À vous entendre, on dirait que vous n’avez pas l’appui de votre fédération. Qu’en est-il exactement ?

La fédération n’a pas apporté le soutien attendu lorsque j’ai sollicité son aide. J’ai eu l’impression qu’elle était indifférente à mes ambitions et projets, et qu’elle ne croyait pas en moi. L’Association mauricienne d’athlétisme ne m’a pas tendu la main quand j’en avais besoin. Heureusement, le soutien de mon sponsor, Bioculture, a été déterminant pour mes déplacements et ma participation à des compétitions et stages à l’étranger.
 Il semble que certaines personnes au sein de la fédération avaient déjà pris des décisions concernant l’attribution des invitations pour les JO de Paris, me laissant de côté.

J’ai déjà les Jeux Olympiques de 2028 à Los Angeles en ligne de mire. Nous devons commencer à travailler dès maintenant pour viser une finale et, pourquoi pas, décrocher une médaille"

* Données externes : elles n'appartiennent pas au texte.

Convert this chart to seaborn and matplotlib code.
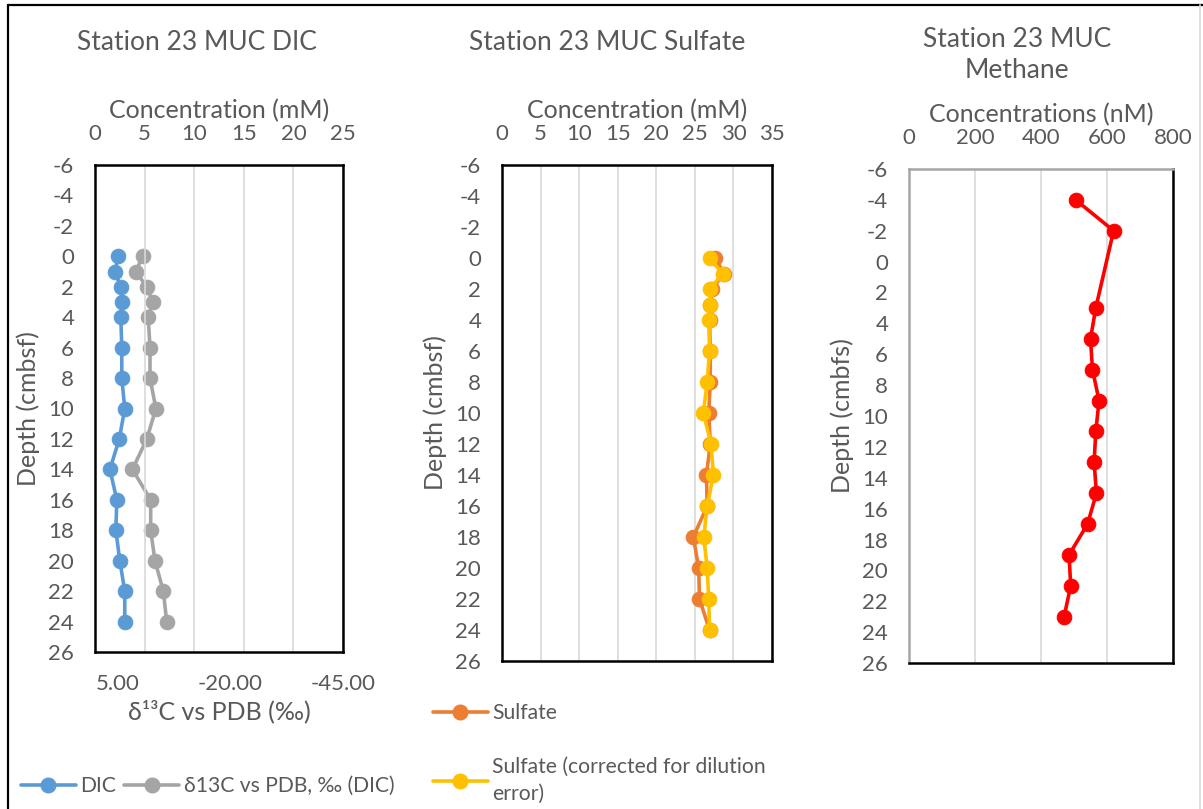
import numpy as np
import pandas as pd
import matplotlib
matplotlib.use("Agg")
import matplotlib.pyplot as plt
from matplotlib.lines import Line2D
import seaborn as sns

# ---------------- data ----------------
dic_depth = [0, 1, 2, 3, 4, 6, 8, 10, 12, 14, 16, 18, 20, 22, 24]
dic_conc = [2.35, 2.0, 2.6, 2.75, 2.6, 2.7, 2.7, 3.0, 2.45, 1.5, 2.2, 2.1, 2.5, 3.0, 3.0]
d13c = [-0.6, 1.0, -1.5, -2.8, -1.8, -2.2, -2.2, -3.5, -1.5, 1.7, -2.35, -2.35, -3.3, -5.15, -5.9]

sulf_depth = [0, 1, 2, 3, 4, 6, 8, 10, 12, 14, 16, 18, 20, 22, 24]
sulfate = [27.6, 28.8, 27.2, 27.0, 26.9, 27.0, 27.0, 26.8, 27.0, 26.5, 26.6, 24.8, 25.5, 25.6, 26.9]
sulfate_corr = [26.9, 28.6, 27.0, 26.95, 26.8, 26.9, 26.6, 26.1, 27.1, 27.4, 26.6, 26.15, 26.6, 26.8, 26.9]

ch4_depth = [-4, -2, 3, 5, 7, 9, 11, 13, 15, 17, 19, 21, 23]
methane = [505, 620, 566, 550, 556, 576, 566, 561, 568, 541, 485, 490, 470]

titles = ["Station 23 MUC DIC", "Station 23 MUC Sulfate", "Station 23 MUC\nMethane"]
xlabels = ["Concentration (mM)", "Concentration (mM)", "Concentrations (nM)"]
ylabels = ["Depth (cmbsf)", "Depth (cmbsf)", "Depth (cmbfs)"]
depth_ticks = list(range(-6, 27, 2))
iso_ticks = [5, -20, -45]

# ---------------- style ----------------
sns.set_theme(style="white")
plt.rcParams['font.family'] = ['Lato', 'DejaVu Sans']
plt.rcParams['axes.unicode_minus'] = False
TXT = '#595959'
GRID = '#D9D9D9'
C_DIC = '#5B9BD5'
C_ISO = '#A5A5A5'
C_SUL = '#ED7D31'
C_COR = '#FFC000'
C_CH4 = '#FF0000'
FS_T = 19
FS_L = 18
FS_K = 16
FS_G = 15.2
LW = 2.6
MS = 10.5

W, H = 1203, 809
fig = plt.figure(figsize=(W / 100, H / 100), dpi=100)
fig.patch.set_facecolor('white')


def rect(l, t, r, b):
    return [l / W, 1 - b / H, (r - l) / W, (b - t) / H]


def style_axes(ax, xmax, xstep, ylab, xlab):
    ax.set_ylim(26, -6)
    ax.set_yticks(depth_ticks)
    ax.set_xlim(0, xmax)
    ax.set_xticks(np.arange(0, xmax + 0.1, xstep))
    ax.xaxis.tick_top()
    ax.xaxis.set_label_position('top')
    ax.tick_params(axis='both', length=0, labelsize=FS_K, labelcolor=TXT)
    ax.tick_params(axis='y', pad=15)
    ax.tick_params(axis='x', pad=15)
    ax.grid(axis='x', color=GRID, linewidth=1.2)
    ax.grid(axis='y', visible=False)
    ax.set_axisbelow(True)
    ax.set_xlabel(xlab, fontsize=FS_L, color=TXT, labelpad=4)
    ax.set_ylabel(ylab, fontsize=FS_L, color=TXT, labelpad=6)
    for s in ax.spines.values():
        s.set_visible(True)
        s.set_color('black')
        s.set_linewidth(1.8)


def draw(ax, x, y, color, label, z=3):
    df = pd.DataFrame({'x': x, 'y': y})
    sns.lineplot(data=df, x='x', y='y', ax=ax, sort=False, estimator=None,
                 color=color, linewidth=LW, marker='o', markersize=MS,
                 markeredgecolor=color, label=label, legend=False, zorder=z)


# ---- panel 1: DIC ----
ax1 = fig.add_axes(rect(95, 165, 343, 652))
ax1b = ax1.twiny()
draw(ax1, dic_conc, dic_depth, C_DIC, 'DIC', 4)
draw(ax1b, d13c, dic_depth, C_ISO, 'iso', 3)
style_axes(ax1, 25, 5, ylabels[0], xlabels[0])
ax1b.set_xlim(10, -45)
ax1b.set_xticks(iso_ticks)
ax1b.set_xticklabels([f"{v:.2f}" for v in iso_ticks])
ax1b.xaxis.tick_bottom()
ax1b.xaxis.set_label_position('bottom')
ax1b.tick_params(axis='x', length=0, labelsize=FS_K, labelcolor=TXT, pad=16)
ax1b.set_xlabel('δ¹³C vs PDB (‰)', fontsize=FS_L, color=TXT, labelpad=4)
ax1b.set_ylabel('')
ax1b.set_ylim(26, -6)
ax1b.grid(False)
ax1.set_zorder(ax1b.get_zorder() + 1)
ax1.patch.set_visible(False)
for s in ax1b.spines.values():
    s.set_visible(False)

# ---- panel 2: Sulfate ----
ax2 = fig.add_axes(rect(502, 165, 772, 661))
draw(ax2, sulfate, sulf_depth, C_SUL, 'Sulfate', 3)
draw(ax2, sulfate_corr, sulf_depth, C_COR, 'corr', 4)
style_axes(ax2, 35, 5, ylabels[1], xlabels[1])

# ---- panel 3: Methane ----
ax3 = fig.add_axes(rect(909, 169, 1173, 663))
draw(ax3, methane, ch4_depth, C_CH4, 'Methane', 3)
style_axes(ax3, 800, 200, ylabels[2], xlabels[2])
ax3.spines['left'].set_color('#A6A6A6')
ax3.spines['top'].set_color('#A6A6A6')

# ---- titles ----
fig.text(197 / W, 1 - 43 / H, titles[0], ha='center', va='center', fontsize=FS_T, color=TXT)
fig.text(607 / W, 1 - 43 / H, titles[1], ha='center', va='center', fontsize=FS_T, color=TXT)
fig.text(1017 / W, 1 - 55 / H, titles[2], ha='center', va='center', fontsize=FS_T, color=TXT,
         linespacing=1.3)

# ---- legends ----
def h(color):
    return Line2D([], [], color=color, linewidth=LW, marker='o', markersize=MS)

fig.legend([h(C_DIC), h(C_ISO)], ['DIC', 'δ13C vs PDB, ‰ (DIC)'], loc='center left',
           bbox_to_anchor=(2 / W, 1 - 786 / H), ncol=2, frameon=False, fontsize=FS_G,
           labelcolor=TXT, handlelength=2.6, handletextpad=0.2, columnspacing=0.4)
leg2 = fig.legend([h(C_SUL), h(C_COR)], ['Sulfate', 'Sulfate (corrected for dilution\nerror)'],
                  loc='upper left', bbox_to_anchor=(414 / W, 1 - 684 / H), ncol=1,
                  frameon=False, fontsize=FS_G, labelcolor=TXT, handlelength=2.6,
                  handletextpad=0.2, labelspacing=1.6)
for t in leg2.get_texts():
    t.set_linespacing(1.45)

# ---- outer border ----
fig.add_artist(Line2D([8 / W, 1], [1 - 5 / H, 1 - 5 / H], transform=fig.transFigure,
                      color='black', linewidth=1.6))
fig.add_artist(Line2D([8 / W, 8 / W], [1 - 5 / H, 0], transform=fig.transFigure,
                      color='black', linewidth=1.6))
fig.add_artist(Line2D([1200 / W, 1200 / W], [1 - 5 / H, 0], transform=fig.transFigure,
                      color='#D9D9D9', linewidth=1.2))

fig.savefig('out.png', dpi=100, facecolor='white')
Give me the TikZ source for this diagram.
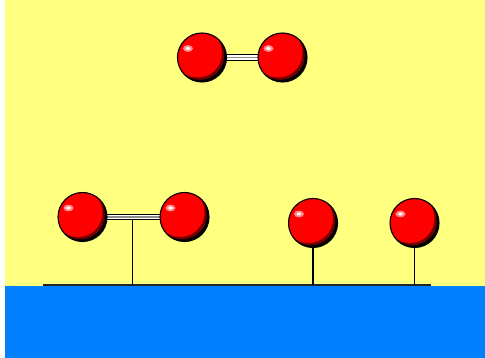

J’ai dû redoubler, voire tripler d’efforts pour atteindre les minima ou améliorer mon classement afin d’espérer une place pour cet événement. Mes sacrifices ont porté leurs fruits, et j’ai obtenu mon invitation aux JO par mérite. Ce qui est particulièrement frustrant, c’est de constater que certains athlètes bénéficient de privilèges. Par exemple, lors des Championnats d’Afrique au Cameroun, les conditions de voyage ont été inégales ; certains ont eu des vols directs, tandis que d’autres, dont moi-même, ont dû faire des escales longues et difficiles. Cette disparité est vraiment décevante.

Je vois beaucoup de belles déclarations après mes courses aux JO. J’espère qu’à l’avenir, je pourrai bénéficier d’une véritable considération et d’un soutien équitable.

Par ailleurs, je tiens à remercier le peuple mauricien pour son soutien et ses encouragements tout au long des JO. Un grand merci du fond du cœur à tous ceux qui m’ont soutenu et continuent à croire en moi, même dans les moments les plus difficiles.

J’ai été peiné de me retrouver seul sur la piste d’échauffement avant le premier tour, alors que les autres coureurs avaient leur entraîneur pour leur donner des consignes, les guider et les motiver à se surpasser"

La saison 2024 en athlétisme est loin d’être terminée. Quels sont vos prochains objectifs ?

À mon retour au pays, je vais discuter avec mon entraîneur ainsi qu’avec mon manager pour définir les compétitions auxquelles je participerai. Tout dépendra grandement du financement. J’aimerais avoir l’opportunité de participer à deux ou trois meetings internationaux si les conditions le permettent.